Problem requirements
The lines to extract run from the first line of the material below to the line containing "4.7, 5.7, 15]", both included; leave the pictures behind.

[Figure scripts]
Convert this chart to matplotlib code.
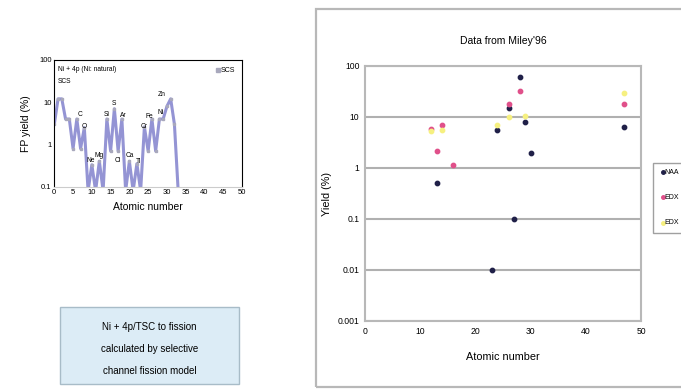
import numpy as np
import matplotlib
matplotlib.use('Agg')
import matplotlib.pyplot as plt
from matplotlib.patches import Rectangle
from matplotlib import rcParams
rcParams['font.family'] = 'Liberation Sans'

# left panel: SCS calculation (Ni + 4p)
scs_z = list(range(0, 34))
scs_y = [3, 12, 12, 4, 4, 0.8, 4, 0.8, 2.5, 0.08,
         0.33, 0.08, 0.4, 0.08, 4, 0.7, 7, 0.7, 4, 0.08,
         0.4, 0.08, 0.35, 0.08, 2.6, 0.7, 4, 0.7, 4, 4,
         8, 12, 3, 0.08]
el_names = ['C', 'O', 'Ne', 'Mg', 'Si', 'S', 'Ar', 'Cl', 'Ca', 'Ti', 'Cr', 'Fe', 'Ni', 'Zn']
el_x = [6.8, 8.0, 9.7, 11.9, 14.0, 16.0, 18.5, 17.0, 20.2, 22.5, 23.8, 25.2, 28.2, 28.5]
el_y = [5.0, 2.7, 0.41, 0.56, 5.1, 9.2, 4.9, 0.42, 0.54, 0.40, 2.7, 4.7, 5.7, 15]

# right panel: Miley'96 data
naa_z = [13, 23, 24, 26, 27, 28, 29, 30, 47]
naa_y = [0.5, 0.01, 5.5, 15, 0.1, 62, 8, 2, 6.5]
edx1_z = [12, 13, 14, 16, 26, 28, 47]
edx1_y = [5.8, 2.2, 7, 1.15, 18, 32, 18]
edx2_z = [12, 14, 24, 26, 29, 47]
edx2_y = [5.2, 5.5, 7, 10, 10.7, 30]

W, H = 681, 390
fig = plt.figure(figsize=(W / 100, H / 100), dpi=100)

def px(x0, y0, x1, y1):
    return [x0 / W, 1 - y1 / H, (x1 - x0) / W, (y1 - y0) / H]

# ---- left chart
ax1 = fig.add_axes(px(54.3, 60, 242, 186.7))
ax1.plot(scs_z, scs_y, '-s', color='#9494d4', lw=2.2, ms=1.8,
         mfc='#a8a8bc', mec='#a8a8bc', label='SCS')
ax1.set_yscale('log')
ax1.set_ylim(0.1, 100)
ax1.set_xlim(0, 50)
ax1.set_xticks(range(0, 51, 5))
ax1.set_yticks([0.1, 1, 10, 100])
ax1.set_yticklabels(['0.1', '1', '10', '100'])
ax1.minorticks_off()
ax1.tick_params(labelsize=5.5, length=0, pad=2)
for s in ax1.spines.values():
    s.set_linewidth(0.8)
ax1.spines['bottom'].set_color('#cccccc')
ax1.set_ylabel('FP yield (%)', fontsize=7.5, labelpad=6)
ax1.set_xlabel('Atomic number', fontsize=7.5, labelpad=4)
ax1.text(0.02, 0.95, 'Ni + 4p (Ni: natural)', transform=ax1.transAxes,
         fontsize=4.8, va='top')
ax1.text(0.02, 0.86, 'SCS', transform=ax1.transAxes, fontsize=4.8, va='top')
for n, x, y in zip(el_names, el_x, el_y):
    ax1.text(x, y, n, fontsize=4.8, ha='center', va='center')
leg1 = ax1.legend(loc='upper right', fontsize=5, frameon=False, handlelength=0.6,
                  handletextpad=0.1, borderaxespad=0.6, markerscale=1.6)
leg1.get_lines()[0].set_linestyle('none')

# ---- text box
fig.patches.append(Rectangle((60 / W, 1 - 384 / H), 179 / W, 77 / H,
                             transform=fig.transFigure, fc='#dcecf6',
                             ec='#a8bcc8', lw=1))
for txt, y in zip(['Ni + 4p/TSC to fission', 'calculated by selective',
                   'channel fission model'], [327, 349, 371]):
    fig.text(149.5 / W, 1 - y / H, txt, fontsize=7, ha='center', va='center')

# ---- right chart frame
fig.patches.append(Rectangle((316 / W, 1 - 387 / H), 380 / W, 378 / H,
                             transform=fig.transFigure, fc='none',
                             ec='#b8b8b8', lw=1.6, clip_on=False))

ax2 = fig.add_axes(px(365, 66, 641, 321))
ax2.scatter(naa_z, naa_y, s=10, color='#202048', label='NAA', zorder=3)
ax2.scatter(edx1_z, edx1_y, s=10, color='#e0508a', label='EDX', zorder=3)
ax2.scatter(edx2_z, edx2_y, s=10, color='#f6f080', label='EDX', zorder=3)
ax2.set_yscale('log')
ax2.set_ylim(0.001, 100)
ax2.set_xlim(0, 50)
ax2.set_xticks(range(0, 51, 10))
ax2.set_yticks([0.001, 0.01, 0.1, 1, 10, 100])
ax2.set_yticklabels(['0.001', '0.01', '0.1', '1', '10', '100'])
ax2.minorticks_off()
ax2.grid(axis='y', color='#b0b0b0', lw=1.5)
ax2.set_axisbelow(True)
ax2.tick_params(labelsize=6.2, length=0, pad=4)
for s in ax2.spines.values():
    s.set_color('#b8b8b8')
    s.set_linewidth(1.5)
ax2.set_title("Data from Miley'96", fontsize=7.5, pad=16)
ax2.set_ylabel('Yield (%)', fontsize=7.8, labelpad=4)
ax2.set_xlabel('Atomic number', fontsize=7.8, labelpad=12)
ax2.legend(loc='upper left', bbox_to_anchor=(653 / W, 1 - 163 / H),
           bbox_transform=fig.transFigure, fontsize=5, frameon=True,
           fancybox=False, edgecolor='#888888', handletextpad=-0.2,
           handlelength=1.0, borderpad=0.9, labelspacing=2.6, markerscale=0.8,
           borderaxespad=0)

fig.savefig('out.png', dpi=100)
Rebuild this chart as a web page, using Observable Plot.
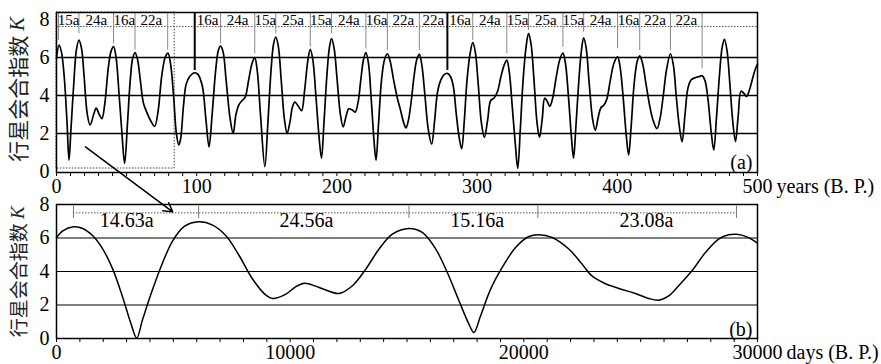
<!DOCTYPE html>
<html><head><meta charset="utf-8">
<script src="https://cdn.jsdelivr.net/npm/d3@7"></script>
<script src="https://cdn.jsdelivr.net/npm/@observablehq/plot@0.6"></script>
<style>
body{margin:0;background:#fff;}
#chart{position:relative;width:881px;height:364px;}
#chart svg text{font-family:"Liberation Serif","Times New Roman",Times,serif;}
</style></head><body><div id="chart"></div>
<script>
// ---------- Panel (a): 0–500 years B.P. ----------
const yearsA = [0,1.8,3.5,5.5,7.5,8.9,10.3,12.3,14.2,16,17.8,19.5,22,24,26.5,28.3,30.5,32.4,34.5,37,39,40.7,42.5,44.5,46.5,48.6,50.6,52.6,54.3,56,57.8,59.8,62,64.5,67,70,72.5,75,77.5,79.5,81.3,83.5,85.5,87.2,88.5,90.5,92.5,95,98.6,101,104,106.5,108.8,111,113.5,115.5,117,118.8,121,123.8,126,128,130,132,134.5,137,139.5,141.4,143.2,145.5,148.6,150.8,153,154.8,156.4,158.2,160.3,162.5,164.5,166.5,168.3,170,172.4,174.8,177,179.2,181,182.8,185,187.3,189,190.8,192.8,194.6,196.2,198,200.2,202.5,204.5,206.5,208.5,210.7,213,215,217,219,220.7,222.5,224.5,226.5,227.9,229.7,231.8,234,236,238,240.5,243,245.5,247.5,249.3,251,253,255,257,258.8,260.6,262.8,265.2,267.6,269.6,271.8,274,276.5,278.8,281,283,285.2,287.2,289,290.8,292.8,295,296.9,298.7,300.8,303,305.2,307.5,309.7,312,314.5,317,319.3,321.2,323,325.2,327.3,329,330.8,332.8,335,336.7,338.5,340.6,342.7,344.5,346.5,348.2,350,351.8,354,356.5,359,361.2,363,365.2,367.3,368.8,370.5,372.4,374.3,376,377.8,380,382.3,384.3,386.5,388.3,390.5,392.5,395,397.6,400.2,402,404.3,406.4,408.1,409.9,412,414.2,416,418,420.5,423,425.5,428.3,430.5,432.8,435.2,437.9,440,442,444.2,446.2,448.3,450.5,453,456,458.5,460.5,462.5,464.7,466.8,468.8,470.7,472.8,474.7,476.4,478.2,480.3,482.4,484.3,486.2,488.3,490.5,492.2,494.3,496.5,498.5,500];
const kA = [5.95,6.65,6.3,5.0,2.6,0.6,2.2,4.6,6.4,6.92,6.5,5.2,3.0,2.45,3.0,3.34,3.0,2.78,3.6,5.5,6.35,6.57,6.0,4.2,2.2,0.43,2.5,4.8,5.95,6.26,5.9,4.8,3.6,3.1,2.7,2.38,3.2,5.0,6.0,6.23,5.7,4.0,2.0,1.4,1.7,3.4,4.6,5.0,5.2,5.1,4.5,2.8,1.3,3.0,5.3,6.4,6.6,6.3,4.8,2.8,2.0,3.0,3.5,3.7,3.9,4.8,5.7,6.0,5.3,3.0,0.26,2.6,5.3,6.7,7.08,6.6,4.8,2.8,2.0,2.6,3.4,3.65,3.45,3.2,4.3,5.8,6.43,5.9,4.0,1.8,0.7,2.6,5.0,6.5,7.0,6.5,4.8,3.0,2.35,2.9,3.3,3.25,3.13,3.6,4.8,5.9,6.26,5.7,3.8,1.6,0.6,2.5,4.8,5.9,6.2,5.8,4.8,3.9,3.2,2.6,2.3,2.7,3.7,5.0,5.9,6.17,5.6,4.0,2.2,1.44,2.6,4.2,4.8,5.1,5.17,5.0,4.5,3.0,1.8,1.2,2.6,4.8,6.2,6.78,6.3,4.6,2.6,1.8,2.7,3.74,3.86,4.2,5.0,5.6,5.86,5.2,3.3,1.4,0.17,2.2,4.8,6.6,7.27,6.7,4.8,2.6,1.8,2.8,3.86,3.7,3.43,3.9,5.0,5.9,6.23,5.7,3.9,1.8,0.7,2.4,4.6,6.3,7.04,6.5,4.6,2.8,2.17,2.9,3.36,3.5,3.8,4.8,5.7,6.03,5.5,3.8,1.9,0.87,2.4,4.6,5.8,6.09,5.7,4.6,3.5,2.7,2.26,2.8,4.0,5.4,6.2,5.6,4.0,2.4,1.57,3.0,4.43,4.85,4.95,5.0,5.04,4.8,3.8,2.2,1.13,2.8,5.0,6.5,6.96,6.4,4.6,2.6,1.57,2.9,4.23,4.1,3.95,4.3,4.9,5.4,5.65];

// peak markers and interval labels (years)
const peakYears = [1.4,16,40.7,56,79.3,98.6,117,141.4,156.4,181,196.2,220.7,236,258.8,278.8,296.9,321.2,336.7,361.2,376,400.2,416,437.9,460.5];
const peakLineEnds = [6.9,7.25,6.72,6.4,6.4,5.32,6.72,6.19,7.25,6.54,7.25,6.46,6.37,6.37,5.32,6.89,6.19,7.42,6.54,7.33,6.46,6.37,6.37,5.4];
const broadPeakYears = [98.6, 278.8];
const intervalLabelsA = ["15a","24a","16a","22a","","16a","24a","15a","25a","15a","24a","16a","22a","22a","16a","24a","15a","25a","15a","24a","16a","22a","22a"];
const annotLineA = 7.63, intervalTextA = 7.95;
const zoomBoxA = {x1: 0, x2: 84.3, y1: 0.16};
const xTicksA = d3.range(0, 501, 10);
const xLabelsA = [0, 100, 200, 300, 400, 500];

// ---------- Panel (b): 0–30000 days B.P. ----------
const daysB = [0,270,726,1125,1553,1980,2408,2835,3192,3433,3690,4117,4545,4972,5471,6083,6682,7253,7821,8390,8962,9245,9817,10200,10600,11240,12095,12665,13235,13805,14375,15085,15655,16230,16725,17225,17650,17865,18150,18580,19075,19645,20215,20640,21210,21925,22495,22900,23450,24060,24775,25345,25770,26200,26625,27195,27770,28335,28765,29120,29545,30000];
const kB = [6.03,6.43,6.67,6.57,6.13,5.34,4.14,2.45,0.86,0.03,1.16,2.95,4.54,5.83,6.69,6.97,6.77,6.13,4.94,3.55,2.59,2.39,2.65,3.05,3.3,3.05,2.69,3.15,4.14,5.34,6.23,6.57,6.33,5.34,3.94,2.25,0.86,0.36,1.36,2.95,4.24,5.43,6.09,6.19,6.03,5.34,4.44,3.75,3.3,2.99,2.69,2.39,2.29,2.55,3.15,4.04,5.13,5.93,6.19,6.22,6.07,5.7];
const peakDaysB = [726, 6083, 15085, 20600, 29100];
const intervalLabelsB = ["14.63a", "24.56a", "15.16a", "23.08a"];
const intervalPosB = [3000, 10700, 18000, 25250];
const annotLineB = 7.5, peakTickB = [7.17, 7.9], intervalTextB = 7.05;
const xTicksB = d3.range(0, 30001, 1000);
const xLabelsB = [0, 10000, 20000, 30000];
const arrowB = {x1: 1239, y1: 11.44, x2: 4972, y2: 7.56};

const gridK = [2, 4, 6];
const yTicks = [0, 2, 4, 6, 8];

// ---------- build ----------
const FONT = '"Liberation Serif","Times New Roman",Times,serif';
const STYLE = 'font-family:"Liberation Serif","Times New Roman",Times,serif;font-size:20px;background:transparent;overflow:visible;display:block;color:#000;';
const FS = 20;
const dataA = yearsA.map((x, i) => ({x, k: kA[i]}));
const peaksA = peakYears.map((x, i) => ({x, end: peakLineEnds[i], broad: broadPeakYears.includes(x)}));
const intervalsA = intervalLabelsA.map((t, i) => ({t, x: (peakYears[i] + peakYears[i + 1]) / 2})).filter(d => d.t);
const yTopA = 8.37;

const plotA = Plot.plot({
  width: 881, height: 192,
  marginLeft: 56, marginRight: 124, marginTop: 12, marginBottom: 20,
  x: {domain: [0, 500]},
  y: {domain: [-0.05, yTopA]},
  style: STYLE,
  marks: [
    Plot.ruleY(gridK, {stroke: "#000", strokeWidth: 1.5}),
    Plot.rect([zoomBoxA], {x1: "x1", x2: "x2", y1: "y1", y2: () => yTopA, fill: "none", stroke: "#444", strokeWidth: 1, strokeDasharray: "1.5,1.5"}),
    Plot.ruleY([annotLineA], {x1: 0, x2: 500, stroke: "#555", strokeWidth: 1, strokeDasharray: "1.5,1.5"}),
    Plot.ruleX(peaksA.filter(d => !d.broad), {x: "x", y1: "end", y2: () => yTopA, stroke: "#888", strokeWidth: 1}),
    Plot.ruleX(peaksA.filter(d => d.broad), {x: "x", y1: "end", y2: () => yTopA, stroke: "#000", strokeWidth: 2}),
    Plot.text(intervalsA, {x: "x", y: () => intervalTextA, text: "t", fontSize: 15, fontFamily: FONT}),
    Plot.line(dataA, {x: "x", y: "k", curve: "catmull-rom", stroke: "#000", strokeWidth: 1.7}),
    Plot.frame({stroke: "#000", strokeWidth: 1.5}),
    Plot.axisY({ticks: yTicks, tickSize: 0, tickPadding: 7, label: null, fontSize: FS, fontFamily: FONT}),
    Plot.axisX({ticks: xTicksA, tickSize: 4, tickPadding: 2, tickFormat: d => xLabelsA.includes(d) ? String(d) : "", label: null, fontSize: FS, fontFamily: FONT}),
    Plot.text([{x: 500, t: "years (B. P.)"}], {x: "x", text: "t", frameAnchor: "bottom", lineAnchor: "top", textAnchor: "start", dy: 6, dx: 19, fontSize: FS, fontFamily: FONT}),
    Plot.text(["(a)"], {frameAnchor: "bottom-right", dx: -5, dy: -4, lineAnchor: "bottom", textAnchor: "end", fontSize: FS, fontFamily: FONT})
  ]
});

const dataB = daysB.map((x, i) => ({x, k: kB[i]}));
const intervalsB = intervalLabelsB.map((t, i) => ({t, x: intervalPosB[i]}));

const plotB = Plot.plot({
  width: 881, height: 172,
  marginLeft: 56, marginRight: 124, marginTop: 12, marginBottom: 26,
  x: {domain: [0, 30000]},
  y: {domain: [0, 8]},
  style: STYLE,
  marks: [
    Plot.ruleY(gridK, {stroke: "#000", strokeWidth: 1.2}),
    Plot.ruleY([annotLineB], {x1: peakDaysB[0], x2: peakDaysB[peakDaysB.length - 1], stroke: "#555", strokeWidth: 1, strokeDasharray: "1.5,1.5"}),
    Plot.ruleX(peakDaysB, {y1: () => peakTickB[0], y2: () => peakTickB[1], stroke: "#777", strokeWidth: 1}),
    Plot.text(intervalsB, {x: "x", y: () => intervalTextB, text: "t", fontSize: FS, fontFamily: FONT}),
    Plot.line(dataB, {x: "x", y: "k", curve: "catmull-rom", stroke: "#000", strokeWidth: 1.5}),
    Plot.frame({stroke: "#000", strokeWidth: 1.5}),
    Plot.axisY({ticks: yTicks, tickSize: 0, tickPadding: 7, label: null, fontSize: FS, fontFamily: FONT}),
    Plot.axisX({ticks: xTicksB, tickSize: 4, tickPadding: 2, tickFormat: d => xLabelsB.includes(d) ? String(d) : "", label: null, fontSize: FS, fontFamily: FONT}),
    Plot.text([{x: 30000, t: "days (B. P.)"}], {x: "x", text: "t", frameAnchor: "bottom", lineAnchor: "top", textAnchor: "start", dy: 6, dx: 29, fontSize: FS, fontFamily: FONT}),
    Plot.text(["(b)"], {frameAnchor: "bottom-right", dx: -5, dy: -3, lineAnchor: "bottom", textAnchor: "end", fontSize: FS, fontFamily: FONT}),
    Plot.arrow([arrowB], {x1: "x1", y1: "y1", x2: "x2", y2: "y2", stroke: "#000", strokeWidth: 1.5, headLength: 10, inset: 0})
  ]
});

function addYTitle(svg, yScale, centerValue, size) {
  const cy = yScale.apply(centerValue);
  const t = d3.select(svg).append("text")
    .attr("transform", `translate(17,${cy}) rotate(-90)`)
    .attr("text-anchor", "middle")
    .attr("dominant-baseline", "central")
    .attr("fill", "#222")
    .attr("style", `font-size:${size}px;font-family:"Noto Sans CJK SC",sans-serif;`);
  t.append("tspan").text("行星会合指数 ");
  t.append("tspan").attr("style", 'font-family:"Liberation Serif","Times New Roman",serif;font-style:italic;').text("K");
}
addYTitle(plotA, plotA.scale("y"), 4.3, 21);
addYTitle(plotB, plotB.scale("y"), 3.95, 19);

const root = document.getElementById("chart");
root.appendChild(plotA);
root.appendChild(plotB);
</script></body></html>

Exercise result
Convert this chart to matplotlib code.
import numpy as np
import matplotlib
matplotlib.use('Agg')
import matplotlib.pyplot as plt
from matplotlib.patches import Rectangle
from matplotlib import rcParams
rcParams['font.family'] = 'Liberation Sans'

# left panel: SCS calculation (Ni + 4p)
scs_z = list(range(0, 34))
scs_y = [3, 12, 12, 4, 4, 0.8, 4, 0.8, 2.5, 0.08,
         0.33, 0.08, 0.4, 0.08, 4, 0.7, 7, 0.7, 4, 0.08,
         0.4, 0.08, 0.35, 0.08, 2.6, 0.7, 4, 0.7, 4, 4,
         8, 12, 3, 0.08]
el_names = ['C', 'O', 'Ne', 'Mg', 'Si', 'S', 'Ar', 'Cl', 'Ca', 'Ti', 'Cr', 'Fe', 'Ni', 'Zn']
el_x = [6.8, 8.0, 9.7, 11.9, 14.0, 16.0, 18.5, 17.0, 20.2, 22.5, 23.8, 25.2, 28.2, 28.5]
el_y = [5.0, 2.7, 0.41, 0.56, 5.1, 9.2, 4.9, 0.42, 0.54, 0.40, 2.7, 4.7, 5.7, 15]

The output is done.